The mesh, shown below, consists of 59,686 tetrahedra connecting 11,686 points. The initial conditions prescribe the Mach number of 0.675. At the inlet and outlet characteristic farfield boundary conditions are applied, while at the four sides symmetry (free-slip) boundary conditions are set.

Surface mesh for computing the transconic channel flow with a circular bump, nelem=60K, npoin=12K.

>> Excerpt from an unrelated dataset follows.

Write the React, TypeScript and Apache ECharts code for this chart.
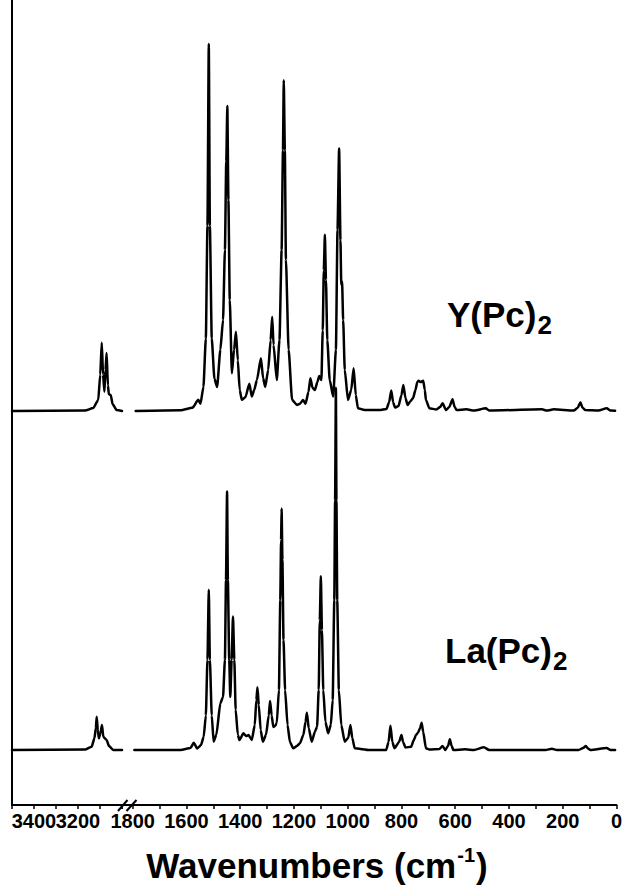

Code revision to reproduce

To reproduce the results below, use code revision 1bdbb78 and the control file below.

Control file

-- vim: filetype=lua:

print "Bump"

ttyi = 1000
cfl = 0.7

solver = "zalcg"

stab2 = true
stab2coef = 0.05

steady = true
residual = 1.0e-9
rescomp = 1

part = "rib"
     
ic = {
  density = 1.0, 
  pressure = 1.0, 
  -- sound speed: a = sqrt(1.4*1.0/1.0) = 1.1832
  -- free stream Mach number: M = 0.675
  -- u = M * a = 0.7987
  velocity = { 0.7987, 0.0, 0.0 }
}

mat = { spec_heat_ratio = 1.4 }
         
bc_sym = {  
  sideset = { 3 }
}
         
bc_far = {
  density = ic.density,
  pressure = ic.pressure,
  velocity = ic.velocity,
  sideset = { 4 }
}

fieldout = {
  iter = 10000
}

diag = {
  iter = 10,
  format = "scientific",
  precision = 12
}

Run on 32 CPUs

./charmrun +p32 Main/inciter -i bump.exo -c bump.q -r 100000

Convergence to steady state

The figure below shows the convergence history of the L2-norms of the residuals of the conserved quantities.

Visualization

ParaView can be used for interactive visualization of the numerically computed 3D fields as

paraview out.e-s.0.32.0

The converged Mach number distribution on the channel surface is depicted below.

Converged Mach number distribution on the channel surface.

References

[1] R. Lohner, Applied Computational Fluid Dynamics Techniques: An Introduction Based on Finite Element Methods, Wiley, 2008.